About 10,000 Americans will their bodies to science each year, choosing a path that, in the popular imagination at least, leads to the clinical dignity of the medical school or teaching hospital, where the dead help to unveil the wonders of human anatomy or the mysteries of disease.
Few donors, it is safe to say, imagine the many other ways corpses give their all for science: mangled in automobile crash tests, blown to bits by land mines or cut up with power saws to be shipped in pieces around the country or even abroad. Few see themselves ending up in a row of trunks, limbless and headless, arrayed on gurneys in the ballroom of a resort hotel for a surgical training seminar.
Nor do many people suspect that corpses are precious raw material in a little-known profit-making industry, and that they are worth far more cut up than whole.
A scandal at the cadaver laboratory at the University of California, Los Angeles, has thrown back a heavy curtain that has kept this business largely hidden from public view.
The university suspended its Willed Body Program this week, and university police arrested the program's director and a man the university accuses of trafficking in as many as 800 cadavers in a six-year body-parts-for-profit scheme.
The accused middleman, Ernest V. Nelson, who has cut up and carted away hundreds of cadavers from the U.C.L.A. medical school since 1998, said the university had been fully aware of what he was doing.
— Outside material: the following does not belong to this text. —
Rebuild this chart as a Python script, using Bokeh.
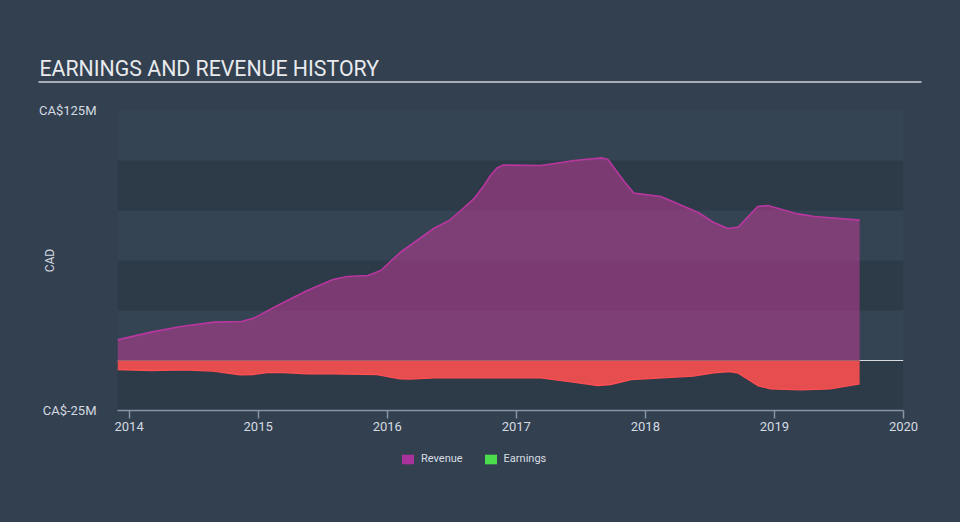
from bokeh.plotting import figure
from bokeh.layouts import column
from bokeh.models import (Range1d, FixedTicker, BoxAnnotation, Span, Legend, LegendItem)
from bokeh.core.properties import value
from bokeh.embed import file_html
from bokeh.resources import INLINE

# ---- data (CA$ millions) ----
rev_year = [2013.91, 2014.17, 2014.40, 2014.66, 2014.87, 2014.97, 2015.15, 2015.38, 2015.58,
            2015.69, 2015.85, 2015.95, 2016.10, 2016.36, 2016.48, 2016.57, 2016.67, 2016.75,
            2016.80, 2016.85, 2016.90, 2017.19, 2017.45, 2017.66, 2017.71, 2017.83, 2017.91,
            2018.12, 2018.41, 2018.53, 2018.64, 2018.72, 2018.87, 2018.95, 2019.18, 2019.31,
            2019.66]
revenue = [10.3, 14.2, 17.0, 19.2, 19.5, 21.3, 27.5, 35.0, 40.5,
           42.0, 42.5, 45.0, 54.0, 66.0, 70.0, 75.0, 80.8, 87.5,
           92.5, 96.3, 97.7, 97.5, 100.0, 101.3, 100.5, 90.0, 83.7,
           82.0, 74.0, 69.0, 66.0, 66.7, 77.0, 77.5, 73.3, 72.0,
           70.2]

earn_year = [2013.91, 2014.17, 2014.42, 2014.65, 2014.86, 2014.96, 2015.07, 2015.20, 2015.38,
             2015.58, 2015.92, 2016.10, 2016.18, 2016.36, 2016.72, 2017.19, 2017.44, 2017.63,
             2017.73, 2017.89, 2018.37, 2018.53, 2018.65, 2018.72, 2018.87, 2018.97, 2019.20,
             2019.43, 2019.66]
earnings = [-4.5, -5.0, -4.7, -5.3, -7.2, -7.0, -6.0, -6.0, -6.7,
            -6.7, -7.0, -9.2, -9.3, -8.7, -8.7, -8.7, -10.8, -12.5,
            -12.0, -9.5, -7.8, -6.2, -5.5, -6.3, -12.5, -14.2, -14.7,
            -14.2, -11.7]

year_ticks = [2014, 2015, 2016, 2017, 2018, 2019, 2020]
y_ticks = [-25, 125]
y_tick_labels = ["CA$-25M", "CA$125M"]
bands = [(-25, 0), (25, 50), (75, 100)]
title_text = "EARNINGS AND REVENUE HISTORY"
series_names = ["Revenue", "Earnings"]

FONT = "Roboto"
BG = "#324050"
TXT = "#d5dae0"


def blank(h):
    f = figure(width=960, height=h, output_backend="svg", toolbar_location=None,
               x_range=Range1d(0, 960), y_range=Range1d(h, 0),
               x_axis_type=None, y_axis_type=None, min_border=0)
    f.frame_align = False
    f.border_fill_color = BG
    f.background_fill_color = BG
    f.outline_line_color = None
    f.grid.visible = False
    f.styles = {"background-color": BG}
    return f


# ---- header: title + rule ----
top = blank(100)
top.text(x=[39], y=[67.5], text=[title_text], text_color="#e8eaed",
         text_font=value(FONT), text_font_size=value("21.3px"), text_baseline="middle")
top.segment(x0=[38], y0=[81.5], x1=[921], y1=[81.5], line_color="#a7adb4", line_width=2)

# ---- main chart ----
p = figure(width=960, height=345, output_backend="svg", toolbar_location=None,
           x_range=Range1d(2013.91, 2020.0), y_range=Range1d(-25, 125),
           min_border_left=117, min_border_right=57, min_border_top=10, min_border_bottom=35)
p.frame_align = False
p.styles = {"background-color": BG}
p.border_fill_color = BG
p.background_fill_color = "#344453"
p.outline_line_color = None
p.grid.visible = False

for lo, hi in bands:
    p.add_layout(BoxAnnotation(bottom=lo, top=hi, fill_color="#2d3a48", fill_alpha=1.0,
                               line_color=None, level="underlay"))

p.add_layout(Span(location=0, dimension="width", line_color="#d5dbe0", line_width=1.2,
                  level="underlay"))

p.varea(x=rev_year, y1=0, y2=revenue, fill_color="#ad3a8c", fill_alpha=0.62)
p.line(x=rev_year, y=revenue, line_color="#b8379f", line_width=1.6)
p.varea(x=earn_year, y1=earnings, y2=0, fill_color="#ec4d50", fill_alpha=0.97)
p.line(x=earn_year, y=earnings, line_color="#ff4f52", line_width=1.4)
p.line(x=[earn_year[0], earn_year[-1]], y=[0, 0], line_color="#a0606c", line_width=1.2)

xa = p.xaxis[0]
xa.ticker = FixedTicker(ticks=year_ticks)
xa.major_label_overrides = {t: str(t) for t in year_ticks}
xa.axis_line_color = "#8794a3"
xa.axis_line_width = 1.5
xa.major_tick_line_color = "#8794a3"
xa.major_tick_line_width = 1.5
xa.major_tick_out = 8
xa.major_tick_in = 0
xa.minor_tick_line_color = None
xa.major_label_text_color = TXT
xa.major_label_text_font = FONT
xa.major_label_text_font_size = "13px"
xa.major_label_standoff = 3

ya = p.yaxis[0]
ya.ticker = FixedTicker(ticks=y_ticks)
ya.major_label_overrides = dict(zip(y_ticks, y_tick_labels))
ya.axis_line_color = None
ya.major_tick_line_color = None
ya.minor_tick_line_color = None
ya.major_label_text_color = TXT
ya.major_label_text_font = FONT
ya.major_label_text_font_size = "13px"
ya.major_label_standoff = 15
ya.axis_label = "CAD"
ya.axis_label_text_color = TXT
ya.axis_label_text_font = FONT
ya.axis_label_text_font_size = "12px"
ya.axis_label_text_font_style = "normal"
ya.axis_label_standoff = -21

# ---- footer: legend (swatch renderers sit outside the visible range) ----
bottom = blank(77)
r_rev = bottom.varea(x=[-20, -10], y1=[0, 0], y2=[1, 1], fill_color="#a8339a")
r_earn = bottom.varea(x=[-20, -10], y1=[0, 0], y2=[1, 1], fill_color="#4cdd4c")
legend = Legend(items=[LegendItem(label=series_names[0], renderers=[r_rev]),
                       LegendItem(label=series_names[1], renderers=[r_earn])],
                orientation="horizontal", location=(400, 57),
                background_fill_alpha=0, border_line_alpha=0,
                label_text_color="#d8dde2", label_text_font=FONT, label_text_font_size="11px",
                glyph_width=15, glyph_height=12, spacing=20, label_standoff=6,
                padding=0, margin=0)
bottom.add_layout(legend)

layout = column(top, p, bottom, spacing=0, styles={"background-color": BG})
open("out.html", "w").write(file_html(layout, INLINE))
He transferred the human parts, for sizable fees, to as many as 100 research institutions and private companies, including major companies like Johnson & Johnson, his lawyer said.
Meanwhile, the news over at UCLA only gets worse:
This is not the first time UCLA's cadaver program has been under investigation.(CNN)
Ten years ago, it was accused of mixing medical waste and animal remains with the ashes of human donors -- then disposing of them in a garbage dump, according to the suit.
In 1994, the school entered into a settlement agreement with the California Department of Health Services to restructure the program.